**DIRECTIONS FOR THIS TASK:**
Everything from the opening line of the records below through the line with "width=281pt, minimum height=159pt]" must be duplicated exactly, pictures left out.

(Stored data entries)
· · · ·

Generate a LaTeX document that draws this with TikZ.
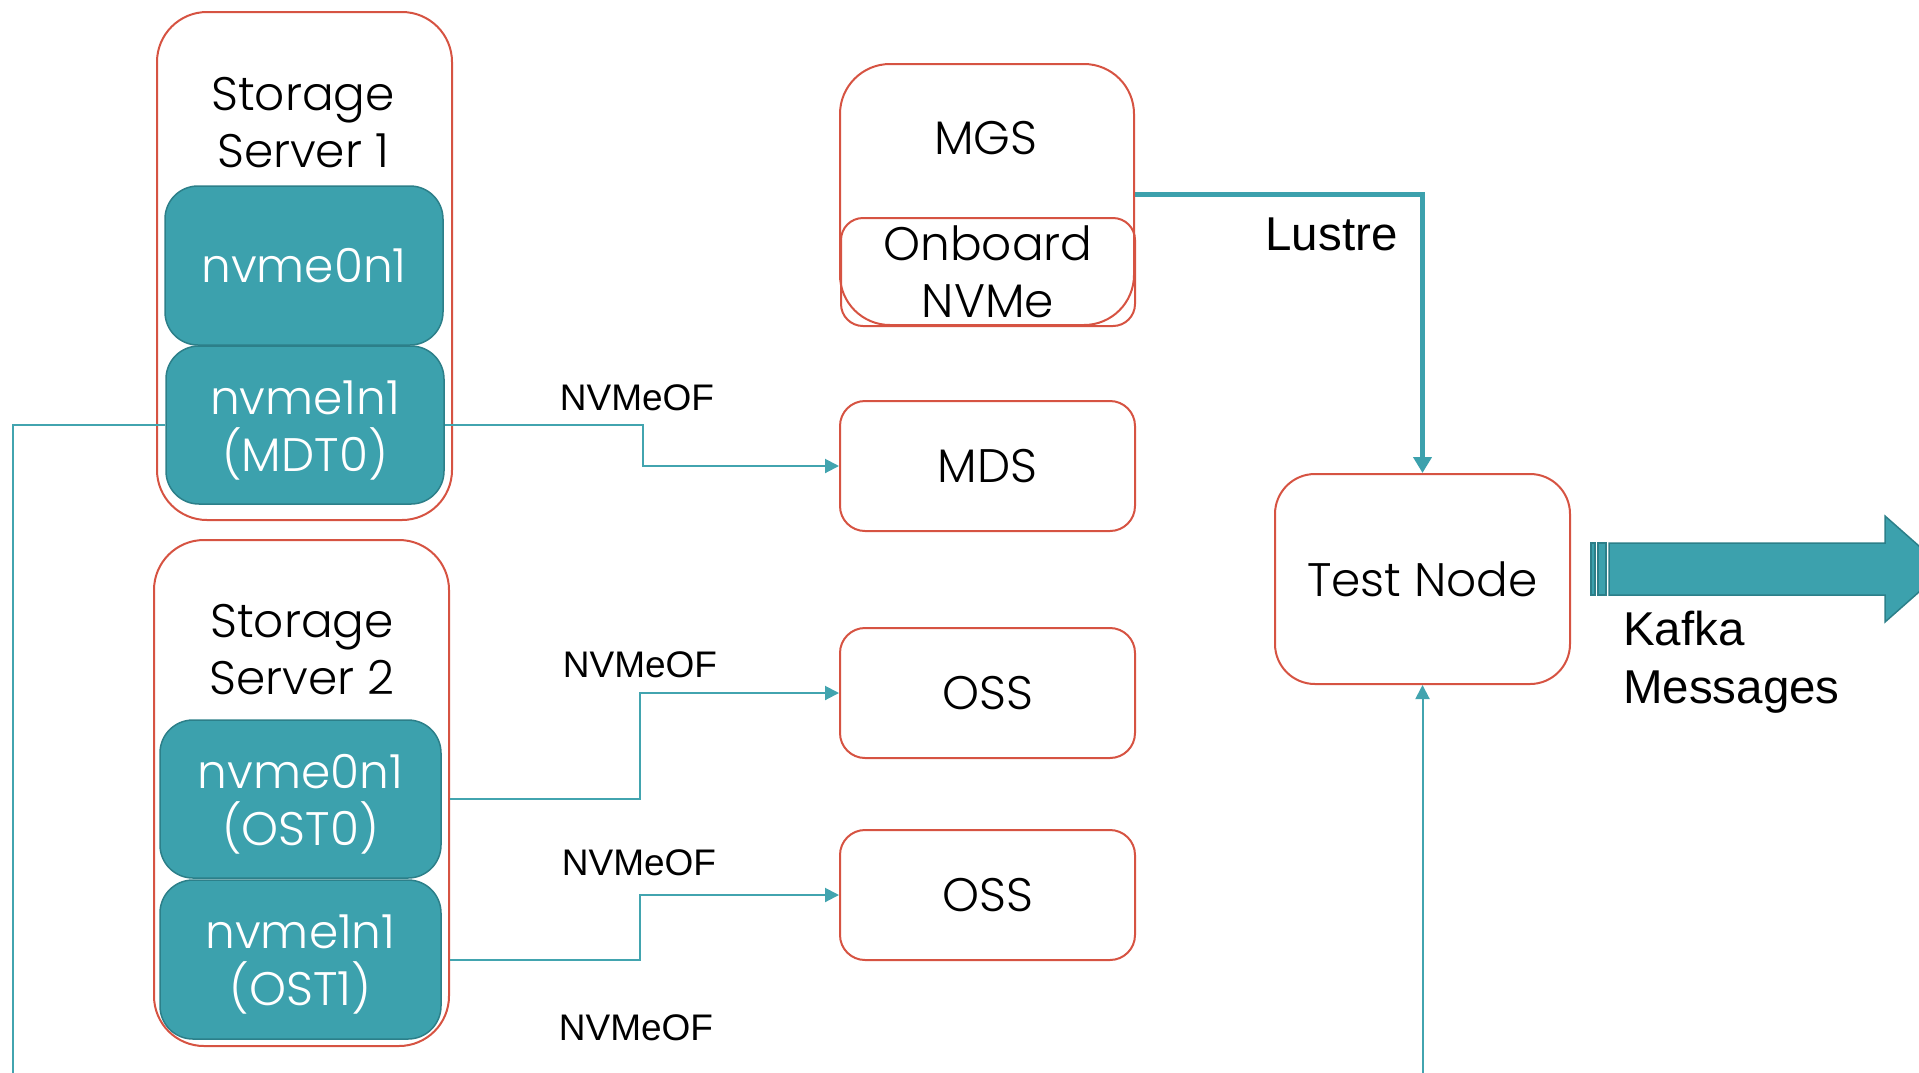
\documentclass[tikz,border=0pt]{standalone}
\usepackage{fontspec}
\setmainfont{Poppins}[UprightFont={* Light}]
\newfontfamily\arial{Liberation Sans}
\usetikzlibrary{arrows.meta}
\definecolor{boxred}{HTML}{D65342}
\definecolor{tealfill}{HTML}{3CA1AD}
\definecolor{tealdk}{HTML}{2C7F89}
\definecolor{tealln}{HTML}{42A4AF}
\newcommand\cgfont{\fontsize{47}{57}\selectfont}
\newcommand\lblfont{\arial\fontsize{37}{44}\selectfont}
\newcommand\bigfont{\arial\fontsize{47.5}{58}\selectfont}
\newcommand\lowstrut{\rule{0pt}{44pt}}
\begin{document}
\begin{tikzpicture}[x=1pt,y=-1pt,
  redbox/.style={draw=boxred, line width=2pt, inner sep=0pt},
  disk/.style={draw=tealdk, fill=tealfill, line width=1.5pt, rounded corners=33pt,
    inner sep=0pt, text=white, align=center, font=\cgfont},
  gtext/.style={inner sep=0pt, align=center, font=\cgfont},
  conn/.style={draw=tealln, line width=2pt, -{Triangle[length=14pt,width=14pt]}},
  plain/.style={draw=tealln, line width=2pt},
  thick conn/.style={draw=tealfill, line width=5.5pt, -{Triangle[length=16pt,width=18pt]}},
  nvlbl/.style={inner sep=0pt, font=\lblfont},
]
\useasboundingbox (0,0) rectangle (1919,1072);
\clip (0,0) rectangle (1919,1072);

% Storage server 1
\node[redbox, rounded corners=50pt, minimum width=295pt, minimum height=508pt] (ss1) at (304.5,266) {};
\node[gtext] (ss1t) at (303,123) {Storage\\Server 1};
\node[disk, minimum width=278pt, minimum height=159pt] (d10) at (304,265.5) {nvme0n1};
\node[disk, minimum width=278pt, minimum height=158pt] (mdt) at (305,425) {\lowstrut nvme1n1\\(MDT0)};

% Storage server 2
\node[redbox, rounded corners=50pt, minimum width=295pt, minimum height=506pt] (ss2) at (301.5,793) {};
\node[gtext] (ss2t) at (302,650) {Storage\\Server 2};
\node[disk, minimum width=281pt, minimum height=158pt] (ost0) at (300.5,799) {\lowstrut nvme0n1\\(OST0)};
\node[disk, minimum width=281pt, minimum height=159pt] (ost1) at (300.5,959.5) {\lowstrut nvme1n1\\(OST1)};

% MGS
\node[redbox, rounded corners=50pt, minimum width=294pt, minimum height=261pt] (mgs) at (987,194.5) {};
\node[gtext] (mgst) at (986,138) {MGS};
\node[redbox, rounded corners=22pt, minimum width=294pt, minimum height=108pt, align=center, font=\cgfont] (onb) at (988,272) {Onboard\\NVMe};

% Servers
\node[redbox, rounded corners=25pt, minimum width=295pt, minimum height=130pt, font=\cgfont] (mds) at (987.5,466) {MDS};
\node[redbox, rounded corners=25pt, minimum width=295pt, minimum height=130pt, font=\cgfont] (oss1) at (987.5,693) {OSS};
\node[redbox, rounded corners=25pt, minimum width=295pt, minimum height=130pt, font=\cgfont] (oss2) at (987.5,895) {OSS};
\node[redbox, rounded corners=40pt, minimum width=295pt, minimum height=210pt, font=\cgfont] (test) at (1422.5,579) {Test Node};

% Labels
\node[nvlbl] (l1) at (637,398) {NVMeOF};
\node[nvlbl] (l2) at (640,665) {NVMeOF};
\node[nvlbl] (l3) at (639,863) {NVMeOF};
\node[nvlbl] (l4) at (636,1028) {NVMeOF};
\node[inner sep=0pt, font=\bigfont] (lustre) at (1331.5,234) {Lustre};
\node[inner sep=0pt, font=\bigfont, align=left, anchor=west] (kafka) at (1623,662) {Kafka\\Messages};

% Connectors
\coordinate (j1) at (643,0);
\coordinate (j2) at (640,0);
\coordinate (leftend) at (13,1090);
\coordinate (botend) at (1422.5,1090);
\draw[conn] (mdt.east) -- (mdt.east -| j1) |- (mds.west);
\draw[conn] (ost0.east -| ss2.east) -- (ost0.east -| j2) |- (oss1.west);
\draw[conn] (ost1.east -| ss2.east) -- (ost1.east -| j2) |- (oss2.west);
\draw[plain] (mdt.west) -| (leftend);
\draw[conn] (botend) -- (test.south);
\draw[thick conn] (mgs.east) -| (test.north);

% Kafka arrow
\begin{scope}[fill=tealfill, draw=tealdk, line width=1.5pt]
\filldraw (1591,543) rectangle (1595,595);
\filldraw (1598,543) rectangle (1606,595);
\filldraw (1609,543) -- (1885,543) -- (1885,516) -- (1945,569) -- (1885,622) -- (1885,595) -- (1609,595) -- cycle;
\end{scope}
\end{tikzpicture}
\end{document}
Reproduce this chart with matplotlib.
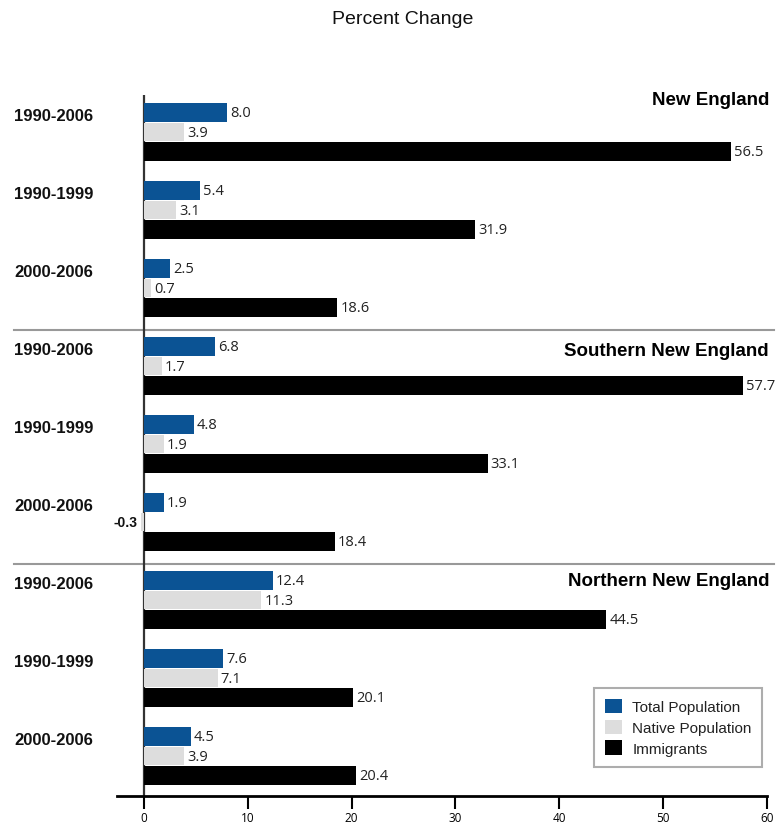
import numpy as np
import matplotlib.pyplot as plt
from matplotlib.patches import Patch

# data
regions = ["New England", "Southern New England", "Northern New England"]
periods = ["1990-2006", "1990-1999", "2000-2006"]
total = [8.0, 5.4, 2.5, 6.8, 4.8, 1.9, 12.4, 7.6, 4.5]
native = [3.9, 3.1, 0.7, 1.7, 1.9, -0.3, 11.3, 7.1, 3.9]
immigrants = [56.5, 31.9, 18.6, 57.7, 33.1, 18.4, 44.5, 20.1, 20.4]
series_names = ["Total Population", "Native Population", "Immigrants"]
colors = ["#0b5394", "#dddddd", "#000000"]

W, H = 779, 829
fig = plt.figure(figsize=(W / 100, H / 100), dpi=100)
ax = fig.add_axes([117 / W, (H - 797) / H, 650 / W, (797 - 96) / H])

n = len(total)
base = np.arange(n) * 4
for k, vals in enumerate([total, native, immigrants]):
    ax.barh(base + k, vals, height=0.95, color=colors[k], zorder=3)
    for y, v in zip(base + k, vals):
        if v < 0:
            ax.text(-0.6, y, f"{v:.1f}", ha="right", va="center", fontsize=10,
                    fontweight="bold", family="Liberation Sans", color="#111")
        else:
            ax.text(v + 0.3, y, f"{v:.1f}", ha="left", va="center", fontsize=10.5,
                    family="Open Sans", color="#222")

# period labels on the left
for g in range(n):
    ax.text(-12.5, base[g] + 0.15, periods[g % 3], ha="left", va="center",
            fontsize=12, fontweight="bold", family="Liberation Sans",
            color="#111", clip_on=False)

# region titles
title_rows = [-0.65, 12.2, 24.0]
for r, yr in zip(regions, title_rows):
    ax.text(60.2, yr, r, ha="right", va="center", fontsize=13.5, fontweight="heavy",
            family="Liberation Sans", color="#000")

# separators between regions
for ys in [11.15, 23.15]:
    ax.plot([-12.5, 60.7], [ys, ys], color="#999999", lw=1.5, clip_on=False, zorder=2)

ax.axvline(0, color="#333333", lw=1.6, zorder=2)

ax.set_xlim(-2.6, 60)
ax.set_ylim(35.05, -0.9)
for s in ["top", "right", "left"]:
    ax.spines[s].set_visible(False)
ax.spines["bottom"].set_linewidth(2)
ax.set_yticks([])
ax.set_xticks(range(0, 61, 10))
ax.tick_params(axis="x", length=9, width=1.5, labelsize=8.5, pad=1.5)
for lab in ax.get_xticklabels():
    lab.set_family("Open Sans")

handles = [Patch(facecolor=c, edgecolor="none") for c in colors]
leg = ax.legend(handles, series_names, loc="upper left",
                bbox_to_anchor=(594 / W, (H - 689) / H), bbox_transform=fig.transFigure,
                fancybox=False, frameon=True, prop={"family": "Liberation Sans", "size": 11},
                handlelength=1.1, handleheight=1.1, handletextpad=0.7,
                labelspacing=0.35, borderpad=0.7, borderaxespad=0)
leg.get_frame().set_edgecolor("#999999")
leg.get_frame().set_linewidth(1.5)
for t in leg.get_texts():
    t.set_color("#222")

fig.text(403 / W, 1 - 20 / H, "Percent Change", ha="center", va="center",
         fontsize=14, family="Liberation Sans", color="#111")

fig.savefig("out.png", dpi=100)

· · · ·

**RESPONSE TO THIS TASK:**
Generate a LaTeX document that draws this with TikZ.
\documentclass[tikz,border=0pt]{standalone}
\usepackage{fontspec}
\setmainfont{Poppins}[UprightFont={* Light}]
\newfontfamily\arial{Liberation Sans}
\usetikzlibrary{arrows.meta}
\definecolor{boxred}{HTML}{D65342}
\definecolor{tealfill}{HTML}{3CA1AD}
\definecolor{tealdk}{HTML}{2C7F89}
\definecolor{tealln}{HTML}{42A4AF}
\newcommand\cgfont{\fontsize{47}{57}\selectfont}
\newcommand\lblfont{\arial\fontsize{37}{44}\selectfont}
\newcommand\bigfont{\arial\fontsize{47.5}{58}\selectfont}
\newcommand\lowstrut{\rule{0pt}{44pt}}
\begin{document}
\begin{tikzpicture}[x=1pt,y=-1pt,
  redbox/.style={draw=boxred, line width=2pt, inner sep=0pt},
  disk/.style={draw=tealdk, fill=tealfill, line width=1.5pt, rounded corners=33pt,
    inner sep=0pt, text=white, align=center, font=\cgfont},
  gtext/.style={inner sep=0pt, align=center, font=\cgfont},
  conn/.style={draw=tealln, line width=2pt, -{Triangle[length=14pt,width=14pt]}},
  plain/.style={draw=tealln, line width=2pt},
  thick conn/.style={draw=tealfill, line width=5.5pt, -{Triangle[length=16pt,width=18pt]}},
  nvlbl/.style={inner sep=0pt, font=\lblfont},
]
\useasboundingbox (0,0) rectangle (1919,1072);
\clip (0,0) rectangle (1919,1072);

% Storage server 1
\node[redbox, rounded corners=50pt, minimum width=295pt, minimum height=508pt] (ss1) at (304.5,266) {};
\node[gtext] (ss1t) at (303,123) {Storage\\Server 1};
\node[disk, minimum width=278pt, minimum height=159pt] (d10) at (304,265.5) {nvme0n1};
\node[disk, minimum width=278pt, minimum height=158pt] (mdt) at (305,425) {\lowstrut nvme1n1\\(MDT0)};

% Storage server 2
\node[redbox, rounded corners=50pt, minimum width=295pt, minimum height=506pt] (ss2) at (301.5,793) {};
\node[gtext] (ss2t) at (302,650) {Storage\\Server 2};
\node[disk, minimum width=281pt, minimum height=158pt] (ost0) at (300.5,799) {\lowstrut nvme0n1\\(OST0)};
\node[disk, minimum width=281pt, minimum height=159pt] (ost1) at (300.5,959.5) {\lowstrut nvme1n1\\(OST1)};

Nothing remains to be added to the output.